Why do some insects only live for a day?

Insect Expert Eleanor Drinkwater tackle this listener's question
12 February 2019


Mayfly on a leaf



Why do some insects live for a day, like mayflies?


We received this question from Stu on Facebook. It was over to Eleanor Drinkwater from the University of York for an answer and zoologist Jacob Dunn and vet Stuart Eves was able to relate nature's ability to adapt!

Eleanor - Basically it’s because they are brilliant. And they are just amazingly adapted to be able to carry out the entirety of reproduction that most mammals and other animals take ages to do, they’re so well adapted that they can do it just within 24 hours or a couple of days. So if you think about the different adaptations that this species come up with, so you have a mass emergence. So they all emerge at the same time so they can easily find a mate. The emergence sites are where they can also lay their eggs. They don't need to find a site to lay their eggs and also their bodies are completely adapted to finding a mate. So while they are looking for a mate they don't actually have working mouth parts. They can't actually feed. So they are just entirely focused on finding a mate. So the answer is, it really is, because they can do everything that they need to within that really short time frame.

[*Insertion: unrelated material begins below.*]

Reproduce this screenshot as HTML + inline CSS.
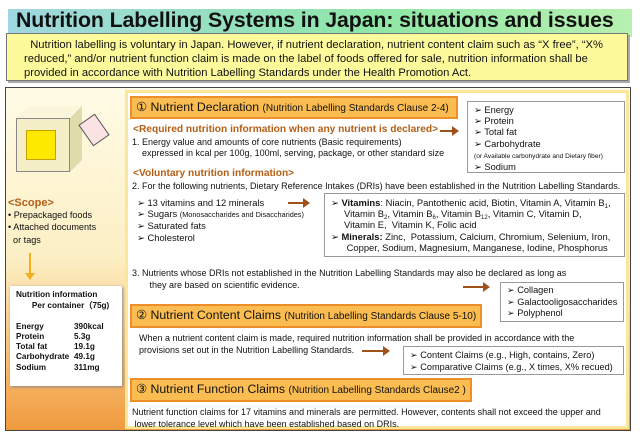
<!DOCTYPE html>
<html><head><meta charset="utf-8"><style>
*{margin:0;padding:0;box-sizing:border-box}
body{width:640px;height:443px;background:#fff;position:relative;overflow:hidden;font-family:"Liberation Sans",Arial,sans-serif;color:#111}
.a{position:absolute;white-space:nowrap}
.hdr{position:absolute;background:#fbbd52;border:2px solid #ec8e2a;font-size:12.3px;line-height:19px;padding-left:4px;white-space:nowrap;overflow:hidden}
.hdr small{font-size:10px}
.box{position:absolute;background:#fff;border:1px solid #999;white-space:nowrap}
.t9{font-size:9px}
.br{color:#b35f16;font-weight:bold;font-size:10.2px}
.s{font-size:6px;vertical-align:-2px;line-height:0}
.arr{position:absolute;height:2px;background:#a0521a}
.arr:after{content:"";position:absolute;right:-2px;top:-4px;border-left:7px solid #a0521a;border-top:5px solid transparent;border-bottom:5px solid transparent}
</style></head><body>
<div class="a" style="left:8px;top:9px;width:624px;height:28px;background:linear-gradient(90deg,#9fd7e0,#8fe7a6 60%,#b8f0b0);"></div>
<div class="a" style="left:16px;top:8px;font-size:21.3px;font-weight:bold;letter-spacing:-0.1px">Nutrition Labelling Systems in Japan: situations and issues</div>
<div class="a" style="left:6px;top:33px;width:622px;height:48px;background:#fdfa9c;border:1px solid #777;box-shadow:2px 2px 0 #aaa;font-size:11.2px;line-height:14px;padding:4px 0 0 17px">&nbsp;&nbsp;Nutrition labelling is voluntary in Japan. However, if nutrient declaration, nutrient content claim such as “X free”, “X%<br>reduced,” and/or nutrient function claim is made on the label of foods offered for sale, nutrition information shall be<br>provided in accordance with Nutrition Labelling Standards under the Health Promotion Act.</div>

<div class="a" style="left:5px;top:87px;width:626px;height:344px;border:1px solid #444;background:linear-gradient(180deg,#fffbe6 0%,#fcefc4 50%,#f6b462 85%,#ef9a3e 100%);"></div>
<div class="a" style="left:125px;top:90px;width:504px;height:339px;background:#fff;border:3px solid #fbe79a;"></div>
<!-- cube -->
<div class="a" style="left:16px;top:118px;width:54px;height:54px;background:#f4efc6;border:1px solid #888"></div>
<div class="a" style="left:26px;top:130px;width:30px;height:30px;background:#fde800;border:1px solid #c8a000"></div>
<div class="a" style="left:16px;top:106px;width:66px;height:12px;background:#f9f6dc;clip-path:polygon(12px 0,66px 0,54px 12px,0 12px)"></div>
<div class="a" style="left:70px;top:106px;width:12px;height:66px;background:#e0dbaa;clip-path:polygon(12px 0,12px 54px,0 66px,0 12px)"></div>
<div class="a" style="left:84px;top:117px;width:20px;height:26px;background:#fbe3e3;border:1px solid #555;transform:rotate(-35deg)"></div>

<div class="a br" style="left:8px;top:197px;font-size:11px">&lt;Scope&gt;</div>
<div class="a" style="left:8px;top:209px;font-size:9.1px;line-height:12.3px">• Prepackaged foods<br>• Attached documents<br>&nbsp;&nbsp;or tags</div>
<div class="a" style="left:29px;top:253px;width:2px;height:22px;background:#f2b01e"></div>
<div class="a" style="left:25px;top:273px;border-top:7px solid #f2b01e;border-left:5px solid transparent;border-right:5px solid transparent"></div>
<div class="a" style="left:10px;top:286px;width:112px;height:100px;background:#fff;box-shadow:1px 1px 3px #888;font-size:8.2px;font-weight:bold;line-height:10.5px;padding:4px 0 0 6px">Nutrition information<br>&nbsp;&nbsp;&nbsp;&nbsp;&nbsp;&nbsp;&nbsp;Per container（75g)<br><br>
<table style="border-collapse:collapse;font-size:8.2px;line-height:10.3px"><tr><td style="width:58px">Energy</td><td>390kcal</td></tr><tr><td>Protein</td><td>5.3g</td></tr><tr><td>Total fat</td><td>19.1g</td></tr><tr><td>Carbohydrate</td><td>49.1g</td></tr><tr><td>Sodium</td><td>311mg</td></tr></table></div>

<div class="hdr" style="left:130px;top:96px;width:328px;height:23px">① Nutrient Declaration <small>(Nutrition Labelling Standards Clause 2-4)</small></div>
<div class="a br" style="left:133px;top:124px">&lt;Required nutrition information when any nutrient is declared&gt;</div>
<div class="arr" style="left:440px;top:130px;width:17px"></div>
<div class="a t9" style="left:132px;top:137px;line-height:11px">1. Energy value and amounts of core nutrients (Basic requirements)<br>&nbsp;&nbsp;&nbsp;&nbsp;expressed in kcal per 100g, 100ml, serving, package, or other standard size</div>
<div class="box" style="left:467px;top:101px;width:158px;height:72px;font-size:9.3px;line-height:11.2px;padding:3px 0 0 6px">➢ Energy<br>➢ Protein<br>➢ Total fat<br>➢ Carbohydrate<br><span style="font-size:6.6px">(or Available carbohydrate and Dietary fiber)</span><br>➢ Sodium</div>
<div class="a br" style="left:133px;top:168px">&lt;Voluntary nutrition information&gt;</div>
<div class="a t9" style="left:132px;top:181px">2. For the following nutrients, Dietary Reference Intakes (DRIs) have been established in the Nutrition Labelling Standards.</div>
<div class="a" style="left:137px;top:197px;font-size:9.4px;line-height:11.2px">➢ 13 vitamins and 12 minerals<br>➢ Sugars <span style="font-size:7.3px">(Monosaccharides and Disaccharides)</span><br>➢ Saturated fats<br>➢ Cholesterol</div>
<div class="arr" style="left:288px;top:202px;width:20px"></div>
<div class="box" style="left:324px;top:193px;width:301px;height:64px;font-size:9.4px;line-height:11.2px;padding:3px 0 0 6px">➢ <b>Vitamins</b>: Niacin, Pantothenic acid, Biotin, Vitamin A, Vitamin B<span class="s">1</span>,<br>&nbsp;&nbsp;&nbsp;&nbsp;&nbsp;Vitamin B<span class="s">2</span>, Vitamin B<span class="s">6</span>, Vitamin B<span class="s">12</span>, Vitamin C, Vitamin D,<br>&nbsp;&nbsp;&nbsp;&nbsp;&nbsp;Vitamin E,&nbsp; Vitamin K, Folic acid<br>➢ <b>Minerals:</b> Zinc,&nbsp; Potassium, Calcium, Chromium, Selenium, Iron,<br>&nbsp;&nbsp;&nbsp;&nbsp;&nbsp;&nbsp;Copper, Sodium, Magnesium, Manganese, Iodine, Phosphorus</div>
<div class="a t9" style="left:132px;top:267px;line-height:12px">3. Nutrients whose DRIs not established in the Nutrition Labelling Standards may also be declared as long as<br>&nbsp;&nbsp;&nbsp;&nbsp;&nbsp;&nbsp;&nbsp;they are based on scientific evidence.</div>
<div class="arr" style="left:463px;top:286px;width:25px"></div>
<div class="box" style="left:500px;top:282px;width:124px;height:40px;font-size:9.2px;line-height:11.5px;padding:2px 0 0 6px">➢ Collagen<br>➢ Galactooligosaccharides<br>➢ Polyphenol</div>

<div class="hdr" style="left:130px;top:304px;width:352px;height:24px">② Nutrient Content Claims <small>(Nutrition Labelling Standards Clause 5-10)</small></div>
<div class="a t9" style="left:139px;top:332px;line-height:12px">When a nutrient content claim is made, required nutrition information shall be provided in accordance with the<br>provisions set out in the Nutrition Labelling Standards.</div>
<div class="arr" style="left:362px;top:350px;width:26px"></div>
<div class="box" style="left:403px;top:346px;width:221px;height:29px;font-size:9.2px;line-height:12px;padding:2px 0 0 6px">➢ Content Claims (e.g., High, contains, Zero)<br>➢ Comparative Claims (e.g., X times, X% recued)</div>

<div class="hdr" style="left:130px;top:378px;width:342px;height:24px">③ Nutrient Function Claims <small>(Nutrition Labelling Standards Clause2 )</small></div>
<div class="a t9" style="left:132px;top:407px;line-height:11.5px">Nutrient function claims for 17 vitamins and minerals are permitted. However, contents shall not exceed the upper and<br>&nbsp;lower tolerance level which have been established based on DRIs.</div>
</body></html>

Stuart - Sorry I have to just say that one of the most heartbreaking things I've ever seen watching a nature documentary, is they went through the entire life stage of the mayfly. And there was the point where it just rose out of the water in its flying stage, I presume. And then the trout came up and got him. And of all the documentaries I've seen you think oh that's such a shame because, what's the kind of ratio between how long they're in their kind of larval stage and then when they actually fly for the day.

Eleanor - Well I'm not sure but you get a lot of invertebrates which have a really long larval stage and then they only emerge for a few days. So for example the beetle which I mentioned before, the Titan Beetle which I've studied. It can live, they estimate it lives as a larvae for like five possibly 10 years and then it emerges for two weeks and then dies which I just think is amazing. But I think it's the journey, not just the destination. You know? It might be great being a larvae.

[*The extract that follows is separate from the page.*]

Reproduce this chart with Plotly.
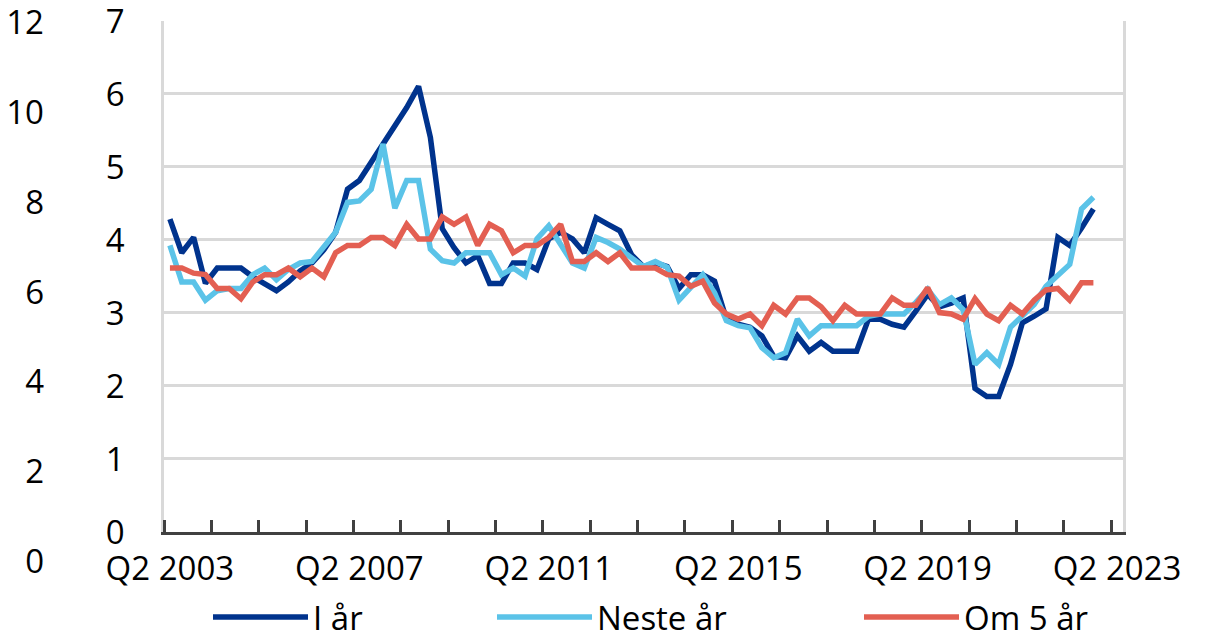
import plotly.graph_objects as go

# Quarterly categories, Q2 2003 .. Q2 2023 (axis), data through Q4 2022
categories = [f"Q{(1 + i) % 4 + 1} {2003 + (1 + i) // 4}" for i in range(81)]
tick_labels = ["Q2 2003", "Q2 2007", "Q2 2011", "Q2 2015", "Q2 2019", "Q2 2023"]

i_aar = [4.28, 3.82, 4.03, 3.40, 3.61, 3.61, 3.61, 3.49, 3.40, 3.30,
         3.42, 3.57, 3.68, 3.86, 4.10, 4.69, 4.81, 5.06, 5.33, 5.58,
         5.81, 6.10, 5.40, 4.15, 3.89, 3.68, 3.78, 3.40, 3.40, 3.68,
         3.68, 3.59, 4.01, 4.10, 4.01, 3.82, 4.30, 4.21, 4.12, 3.79,
         3.63, 3.68, 3.63, 3.33, 3.52, 3.52, 3.43, 2.91, 2.84, 2.80,
         2.68, 2.40, 2.38, 2.68, 2.47, 2.59, 2.47, 2.47, 2.47, 2.91,
         2.91, 2.84, 2.80, 3.02, 3.25, 3.08, 3.13, 3.20, 1.96, 1.85,
         1.85, 2.29, 2.86, 2.95, 3.05, 4.03, 3.92, 4.16, 4.42]

neste_aar = [3.92, 3.42, 3.42, 3.17, 3.30, 3.33, 3.33, 3.52, 3.61, 3.45,
             3.59, 3.68, 3.70, 3.89, 4.10, 4.51, 4.53, 4.69, 5.31, 4.43,
             4.81, 4.81, 3.87, 3.71, 3.68, 3.82, 3.82, 3.82, 3.52, 3.61,
             3.50, 4.01, 4.19, 3.94, 3.68, 3.61, 4.03, 3.96, 3.87, 3.75,
             3.63, 3.70, 3.62, 3.17, 3.34, 3.52, 3.27, 2.89, 2.82, 2.79,
             2.52, 2.38, 2.45, 2.91, 2.68, 2.82, 2.82, 2.82, 2.82, 2.95,
             2.98, 2.98, 2.98, 3.14, 3.32, 3.11, 3.20, 3.04, 2.29, 2.45,
             2.29, 2.80, 2.95, 3.11, 3.36, 3.50, 3.66, 4.42, 4.58]

om_5_aar = [3.61, 3.61, 3.54, 3.52, 3.33, 3.33, 3.19, 3.42, 3.52, 3.52,
            3.61, 3.49, 3.61, 3.49, 3.82, 3.92, 3.92, 4.03, 4.03, 3.92,
            4.21, 4.01, 4.01, 4.31, 4.21, 4.31, 3.92, 4.21, 4.12, 3.82,
            3.92, 3.92, 4.03, 4.21, 3.70, 3.70, 3.82, 3.70, 3.82, 3.61,
            3.61, 3.61, 3.52, 3.50, 3.36, 3.43, 3.13, 2.98, 2.91, 2.98,
            2.82, 3.10, 2.98, 3.20, 3.20, 3.08, 2.89, 3.10, 2.98, 2.98,
            2.98, 3.20, 3.10, 3.10, 3.34, 3.00, 2.98, 2.91, 3.19, 2.98,
            2.89, 3.10, 2.98, 3.17, 3.31, 3.33, 3.17, 3.41, 3.41]

series_names = ["I år", "Neste år", "Om 5 år"]
series_colors = ["#00338D", "#5BC3E8", "#E35F52"]

left_ticks = [0, 2, 4, 6, 8, 10, 12]
right_ticks = [0, 1, 2, 3, 4, 5, 6, 7]

FONT = "Open Sans"
FS = 33

pos = {c: k for k, c in enumerate(categories)}
label_pos = [pos[t] for t in tick_labels]

fig = go.Figure()
legends = ["legend", "legend2", "legend3"]
for name, vals, col, lg in zip(series_names, [i_aar, neste_aar, om_5_aar], series_colors, legends):
    xs = [pos[c] for c in categories[:len(vals)]]
    fig.add_trace(go.Scatter(x=xs, y=vals, mode="lines", name=name,
                             line=dict(color=col, width=5.5), legend=lg,
                             hoverinfo="skip"))

# dummy trace for the outer (0-12) axis
fig.add_trace(go.Scatter(x=[None], y=[None], yaxis="y2", showlegend=False,
                         hoverinfo="skip"))

H = 633
paper_top = 15
paper_bot = 573
paper_h = paper_bot - paper_top
dom_bot = (paper_bot - 531.5) / paper_h
dom_top = (paper_bot - 20.7) / paper_h

leg_common = dict(orientation="h", yanchor="middle", xanchor="left",
                  font=dict(family=FONT, size=FS, color="#000000"),
                  bgcolor="rgba(0,0,0,0)", itemwidth=95, borderwidth=0)
ly = (paper_bot - 617) / paper_h

fig.update_layout(
    width=1207, height=633,
    margin=dict(l=164, r=84, t=paper_top, b=H - paper_bot, autoexpand=False),
    paper_bgcolor="white", plot_bgcolor="rgba(0,0,0,0)",
    font=dict(family=FONT, size=FS, color="#000000"),
    xaxis=dict(range=[-0.5, 80.5], tickmode="array", tickvals=label_pos,
               ticktext=tick_labels, ticks="", showgrid=False, zeroline=False,
               showline=True, linecolor="#404040", linewidth=2.5,
               ticklabelstandoff=6, ticklabeloverflow="allow",
               minor=dict(tickmode="array",
                          tickvals=[k - 0.5 for k in range(0, 81, 4)],
                          ticks="inside", ticklen=12, tickwidth=2.5,
                          tickcolor="#404040", showgrid=False)),
    yaxis=dict(domain=[dom_bot, dom_top], range=[0, 7], tickvals=right_ticks,
               ticks="", showgrid=True, gridcolor="#D9D9D9", gridwidth=2.5,
               zeroline=False, showline=True, linecolor="#D9D9D9",
               linewidth=2.5, mirror=True, ticklabelstandoff=30,
               ticklabelshift=1, ticklabeloverflow="allow"),
    yaxis2=dict(domain=[0, 1], anchor="x",
                range=[(561.5 - paper_bot) / 44.9, (561.5 - paper_top) / 44.9],
                tickvals=left_ticks, ticks="", showgrid=False, zeroline=False,
                showline=False, ticklabelstandoff=119, ticklabelshift=0,
                ticklabeloverflow="allow"),
    showlegend=True,
    legend=dict(x=(208 - 164) / 959, y=ly, **leg_common),
    legend2=dict(x=(492 - 164) / 959, y=ly, **leg_common),
    legend3=dict(x=(859 - 164) / 959, y=ly, **leg_common),
)

fig.write_html("out.html", config={"displayModeBar": False},
               post_script="document.body.style.margin='0';document.body.style.overflow='hidden';")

Chris - Aren’t on some cicadas, like that? Don't they have a sort of prime number ratios where they come out every 13 years or so some of them. and they've been underground for that long and then they come out do their thing, mate, and then that's it for them.

Eleanor - I don't know about cicadas precisely but there are some amazing adaptations to be able to to work out when everybody else is emerging at the same time it's just crazy.

Chris - It's like coral spawning I suppose. Jacob?

Jacob - I was going to say, I think there are some vertebrates that have similar strategies as well maybe you guys can help me out a little bit. I'm struggling to think of examples. But I think maybe octopus as well, and whether they're called Semelparous species that basically have a one off reproduction in their lifetime and they go all out and they have millions and millions of gametes and they just go crazy and then they die pretty much immediately afterwards. Whether you guys can help me out with any more examples.

Stuart - You know certainly my line of work, yeah we breed more often I guess in the mammalian side of things.

Chris - Cheers Stuart.


I am a math student and I don't know much about biology, but I know that the higher the cell speed of an organism, the shorter it should be, and organisms like insects are small and fast, which means that they will have a shorter lifespan.